Villeneuve isn’t concerned so much with the physical reality of pregnancy, but rather its symbolism. For Villeneuve, having a child is an exercise in ultimate creativity. Its making life from the smallest of parts, or from the biggest trauma. And embedded in that creativity is the mystery that often ensues in his films. A lot of Villeneuve’s are structured as circular narratives, looping towards the answer and back to the question. Who is my mother? My father? How does that change who I am?  Indeed, in both Arrival and Incendies, the big reveal is who the father is. Yet, neither film derives its emotional intensity from the need to answer that question. You get the sense that his characters always felt helpless; like the cards were stacked against them. The answer doesn’t so much solve, as confirm the anguish. Yet, for Villeneuve, life is always worth it. Even if you are raped, or know that your child will die, it’s worth the pain. Just as an aside, I think it would be a mistake to assume any direct political stances, although others clearly have. It’s interesting then that one of his earlier films from  Maelstrom begins with the female lead having an abortion. A foreshadowing of the man she runs over and kills later on in the film, the abortion is an omen. It’s also our introduction to the character, a ballsy move as it can divide the audience from the get-go. But Villeneuve is more interested in the symbolic potential of birth, rather than abortion.

Brother and sister read their mother’s dying re(quest).

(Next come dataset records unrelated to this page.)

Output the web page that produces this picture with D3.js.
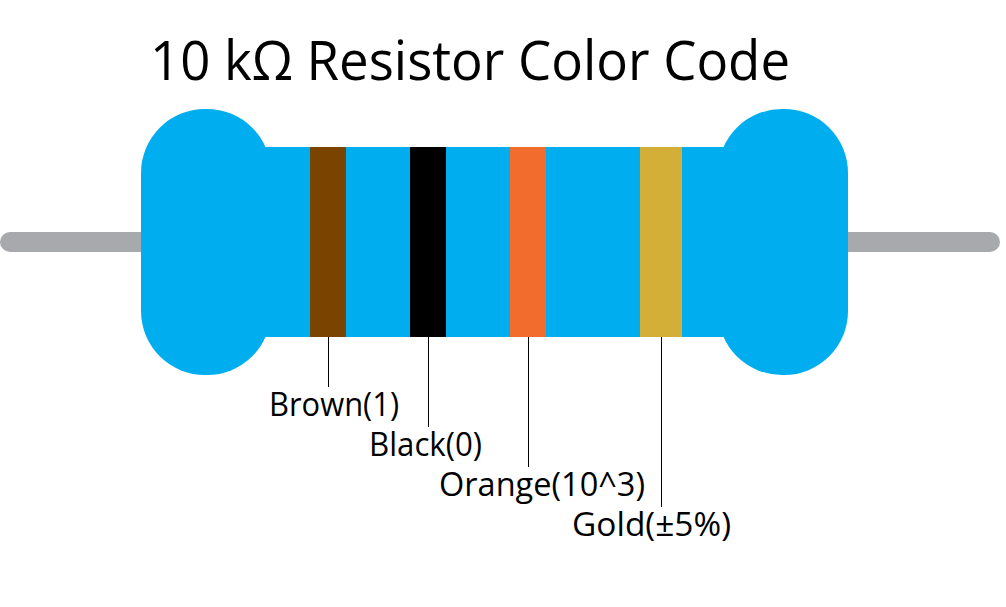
<!DOCTYPE html>
<html>
<head>
<meta charset="utf-8">
<script src="https://cdn.jsdelivr.net/npm/d3@7"></script>
<style>
html,body{margin:0;padding:0;background:#fff;overflow:hidden}
svg{display:block}
text{font-family:"Open Sans",sans-serif;fill:#000}
</style>
</head>
<body>
<div id="chart"></div>
<script>
var titleText="10 k\u03a9 Resistor Color Code";
var bandNames=["Brown","Black","Orange","Gold"];
var bandCodes=["1","0","10^3","\u00b15%"];
var bandColors=["#7b4300","#000000","#f26c2e","#d4af37"];
// slot = place along the body, tolerance band sits further off
var bandSlots=[0,1,2,3.3];
var bandSpans=[0.36,0.36,0.36,0.42];

var W=1006,H=607;
var svg=d3.select("#chart").append("svg").attr("width",W).attr("height",H);

var x=d3.scaleLinear().domain([0,1]).range([310,410]);
var labelY=d3.scaleLinear().domain([0,1]).range([416,456]);
var lineY=d3.scaleLinear().domain([0,1]).range([387,427]);

// leads
svg.append("rect").attr("x",0).attr("y",232).attr("width",1000).attr("height",20)
	.attr("rx",10).attr("fill","#a7a9ac");

// body and the two caps
var blue="#00aeef";
svg.append("rect").attr("x",230).attr("y",147).attr("width",530).attr("height",190).attr("fill",blue);
svg.selectAll("rect.cap").data([141,718]).enter().append("rect")
	.attr("class","cap")
	.attr("x",function(d){return d})
	.attr("y",109).attr("width",130).attr("height",266)
	.attr("rx",64).attr("fill",blue);

// bands
svg.selectAll("rect.band").data(bandSlots).enter().append("rect")
	.attr("class","band")
	.attr("x",function(d){return x(d)})
	.attr("y",147)
	.attr("width",function(d,i){return x(bandSpans[i])-x(0)})
	.attr("height",190)
	.attr("fill",function(d,i){return bandColors[i]});

// leader lines
svg.selectAll("line.lead").data(bandSlots).enter().append("line")
	.attr("class","lead")
	.attr("x1",function(d,i){return Math.round(x(d+bandSpans[i]/2))+0.5})
	.attr("x2",function(d,i){return Math.round(x(d+bandSpans[i]/2))+0.5})
	.attr("y1",337)
	.attr("y2",function(d,i){return lineY(i)})
	.attr("stroke","#000").attr("stroke-width",1);

// labels, squeezed to the measured widths
var labelX=[269,369,439,572];
var labelW=[130,113,206,159];
svg.selectAll("text.lbl").data(bandNames).enter().append("text")
	.attr("class","lbl")
	.attr("x",function(d,i){return labelX[i]})
	.attr("y",function(d,i){return labelY(i)})
	.attr("font-size",32)
	.attr("textLength",function(d,i){return labelW[i]})
	.attr("lengthAdjust","spacingAndGlyphs")
	.text(function(d,i){return d+"("+bandCodes[i]+")"});

svg.append("text").attr("x",150).attr("y",80).attr("font-size",55)
	.attr("textLength",640).attr("lengthAdjust","spacingAndGlyphs").text(titleText);
</script>
</body>
</html>
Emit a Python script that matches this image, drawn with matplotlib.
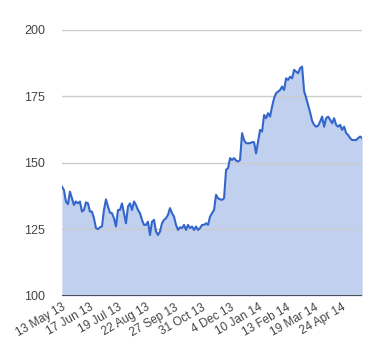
import matplotlib
matplotlib.use("Agg")
import matplotlib.pyplot as plt
import numpy as np

plt.rcParams['font.family'] = ['Liberation Sans', 'DejaVu Sans']

# closing values (one per ~2 trading days)
values = [
    141.1, 139.8, 135.5, 134.5, 139.2, 136.7, 134.2, 135.5, 134.8, 135.5,
    131.7, 132.3, 135.2, 134.8, 131.7, 131.7, 129.2, 125.5, 125.1, 125.8,
    126.1, 132.3, 136.3, 133.6, 131.3, 131.1, 129.2, 126.1, 132.3, 132.3,
    134.8, 131.1, 127.3, 133.6, 134.8, 132.3, 135.5, 134.2, 132.3, 131.1,
    128.6, 126.7, 126.7, 127.9, 122.9, 127.9, 128.6, 124.2, 122.9, 124.2,
    127.3, 128.6, 129.2, 130.5, 133.0, 131.1, 129.8, 126.7, 124.8, 125.8,
    125.5, 126.7, 124.8, 126.7, 125.5, 126.1, 124.8, 126.1, 124.8, 125.5,
    126.7, 126.7, 127.3, 126.7, 129.8, 131.1, 132.3, 138.0, 136.7, 136.3,
    136.1, 136.7, 147.4, 148.0, 151.8, 151.1, 151.8, 150.9, 150.5, 151.1,
    161.2, 158.6, 157.4, 157.4, 157.4, 157.8, 157.8, 153.6, 158.0, 162.4,
    161.8, 168.0, 166.8, 168.7, 167.4, 171.2, 174.3, 176.2, 176.8, 177.4,
    178.7, 177.4, 181.8, 181.2, 182.4, 181.8, 185.0, 184.3, 183.7, 185.6,
    186.2, 177.0, 174.5, 171.8, 169.0, 165.8, 164.3, 163.6, 164.0, 165.5,
    167.4, 163.6, 166.8, 167.4, 166.2, 164.9, 166.8, 164.3, 163.6, 164.3,
    162.4, 163.6, 161.2, 160.5, 159.3, 158.6, 158.6, 158.6, 159.3, 159.9,
    159.3,
]
tick_labels = ["13 May 13", "17 Jun 13", "19 Jul 13", "22 Aug 13", "27 Sep 13",
               "31 Oct 13", "4 Dec 13", "10 Jan 14", "13 Feb 14", "19 Mar 14",
               "24 Apr 14"]
y_ticks = [100, 125, 150, 175, 200]

x = np.arange(len(values))
tick_pos = np.arange(len(tick_labels)) * 14

fig = plt.figure(figsize=(3.8, 3.6), dpi=100)
ax = fig.add_axes([0.163, 0.178, 0.79, 0.739])

ax.fill_between(x, 100, values, color="#3366cc", alpha=0.3, linewidth=0, zorder=1)
for yv in y_ticks[1:]:
    ax.axhline(yv, color="#cccccc", linewidth=1, zorder=1.5)
ax.plot(x, values, color="#3366cc", linewidth=1.5, zorder=3)
ax.axhline(100, color="#333333", linewidth=1.2, zorder=4)

ax.set_xlim(0, len(values) - 1)
ax.set_ylim(100, 200)
ax.set_yticks(y_ticks)
ax.set_xticks(tick_pos)
ax.set_xticklabels(tick_labels, rotation=30, ha="right", rotation_mode="anchor")
ax.tick_params(axis="both", length=0, labelsize=9, colors="#444444")
ax.tick_params(axis="x", labelsize=8.5, pad=4)
ax.tick_params(axis="y", pad=12)
for s in ax.spines.values():
    s.set_visible(False)

plt.savefig("out.png", dpi=100)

Birth is often a placeholder for the unknown other. After all, sci-fi is always about the other, even if that other is growing inside you. And in Arrival, by communicating with the other, Amy Adams’ character has visions of her child, of her future. And this unknown works the other way too. In Incendies, the two children are each given a letter by their mother Nawal, after she’s died. The letter instructs each to go find their father, and their brother respectively. The third act reveals that they are one in the same person. Just as communicating with the heptapods in Arrival condenses linear time, rape and incest condense the family tree.

In Enemy, Helen’s (Sarah Gadon) pregnancy is met more with fear, than veneration. The fantastique film is more about male anxiety than female agency. Helen is Adam’s wife. Her very pregnant belly is a reminder of how much his life will change once he becomes a father and settles down. Whether you believe that Adam and Anthony are twins separated at birth, or one is a psychic projection, the two women Helen and Mary are pawns in the men’s game. They are both alternatives, one from the other. The Virgin and the Whore. I mean, even the names are Biblical. What’s funny is that Dennis Villeneuve stated in an interview that he made the film because he wanted to make a film about female intimacy, and yet that intimacy is only viewed through the lens of the male doppelgangers.

Dr. Stelline

And finally, Blade Runner. Since Blade Runner 2049 has come out, I’ve been reading reviews left, right and center. Dazzled by Roger Deakins’ vision of the future, and impressed by the film’s development from the original film, I felt seduced by the film’s neat and calculated plot and aesthetic. However, I felt uneasy about the film’s politics. Are they regressive or reformist?  On the one hand, I understand that all the female characters, especially Luv and Joi, are literal products of the patriarchy. They are made by and for men. So in some ways, it would be inconsistent if they proved to be independently minded women. In many ways, Blade Runner is about the trafficking and control of women.  But on the other hand, the story is told entirely from the perspective of a white dude. The film could’ve easily made its argument about Niander Wallace’s imperialist desire to play God while also having nuanced and diverse characters. In a way, Blade Runner 2049 does a similar thing as Aronofsky’s mother!: ironically, by attempting to allegorize female fertility, it fails to accurately represent the female’s experience of fertility and motherhood. When can we go beyond the allegory? Moreover, K sacrifices himself for Dr. and Deckard. The whole film purports “the future is female” ideology, while in actuality renegading females to the sidelines. The final shot of the film, after all, is K, not Dr. He may be irrelevant in the grand scheme of things, but he’s still the hero of this narrative. So, one thing is for sure, the film certainly isn’t as progressive as many would’ve hoped.

So, Dennis Villeneuve has returned again and again to the theme of motherhood and pregnant women. Fertility is a common theme in sci-fi, especially dystopian sci-fi (Children of Men is the prime example of that). And when used well in other films, can easily imbue the film with a sense of emotional urgency. Arrival is a great example because Louise is a mother, but isn’t valued or defined for her motherhood. She is introduced to us first and foremost as a world-class linguist. And it’s not to say that “feminist” films can’t portray female characters as primarily mothers. In fact, in Sicario there’s not even a hint of Emily Blunt as a mother. But Villeneuve’s films that offer the most interesting characters are the ones that don’t portray characters as vessels for symbolism.